Back in 2011, Ford built six examples of the then-current F-150 with something special. The cargo bed, the most abused part in any truck, was made out of aluminum. Those six trucks were then delivered to three outfits across the country – Barrick Mining in Nevada, Walsh Construction in Pennsylvania and Alabama ,and a utility company in North Carolina. The catch was Ford didn't tell any of the outfits that these trucks were something special.

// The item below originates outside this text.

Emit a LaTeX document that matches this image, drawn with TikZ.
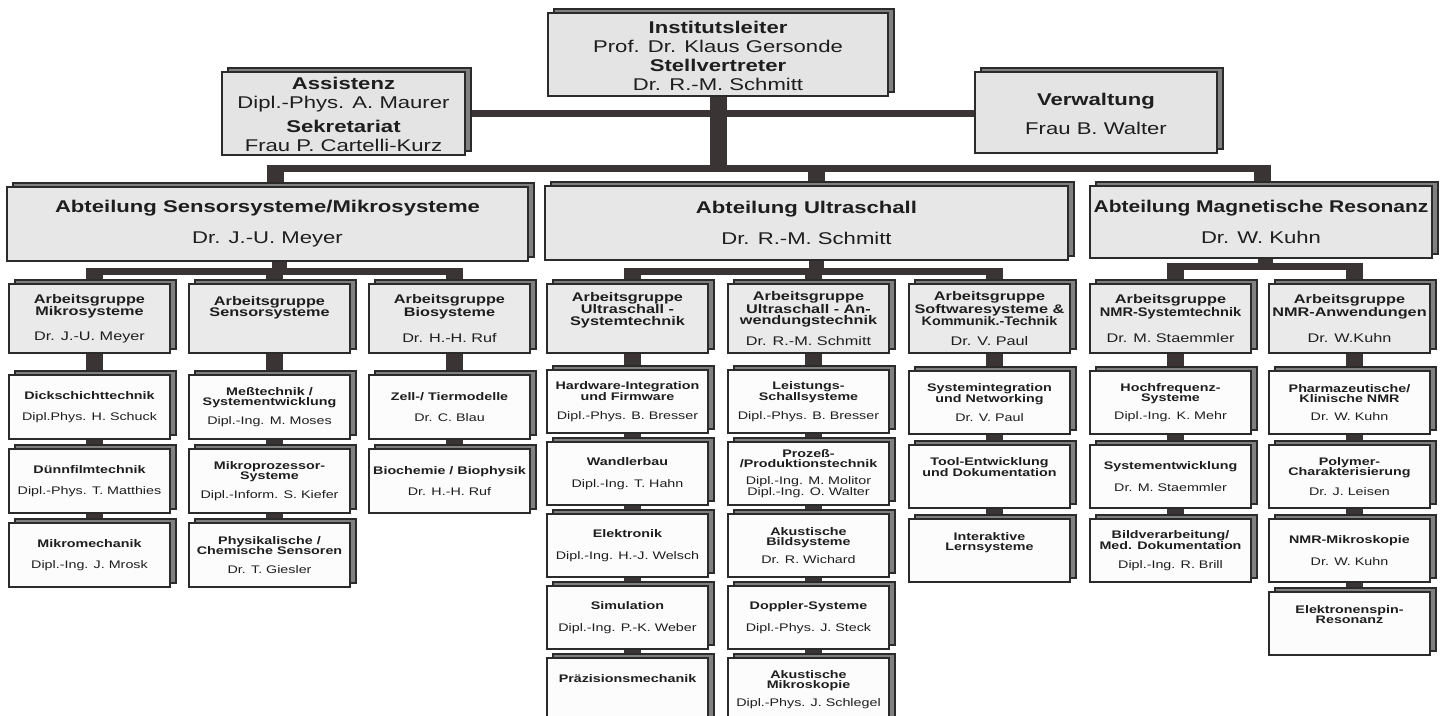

“Our customers demand the highest levels of toughness and productivity – so we wanted to test the truck outside, in the harshest conditions and in the hands of real customers – with no limits. But we did not want these customers to know what was different. So, when we gave them the prototype vehicles, we told them to use the trucks like their other hard-working Ford trucks, and we would be back to follow their progress,” said Larry Queener, program manager for the new F-150.
Now, doing something like this is a very risky move, but it seems to have paid off for Ford. The automaker says this testing helped make improvements and changes for the upcoming 2015 F-150.
"For example, we made the cargo box floor thicker to improve strength, and we made modifications to the tailgate based on lessons we learned through customer usage," Denis Kansier, F-150 prototype lead engineer.
As for those six trucks, they are still in use. Barrick Mining puts on 150 to 300 miles per day, and their two trucks combined have accumulated 150,000 miles. The North Carolina utility company puts on average around 200 miles per day on their trucks, and Walsh Construction used their trucks to help in the construction of a hydroelectric dam and highway interchange.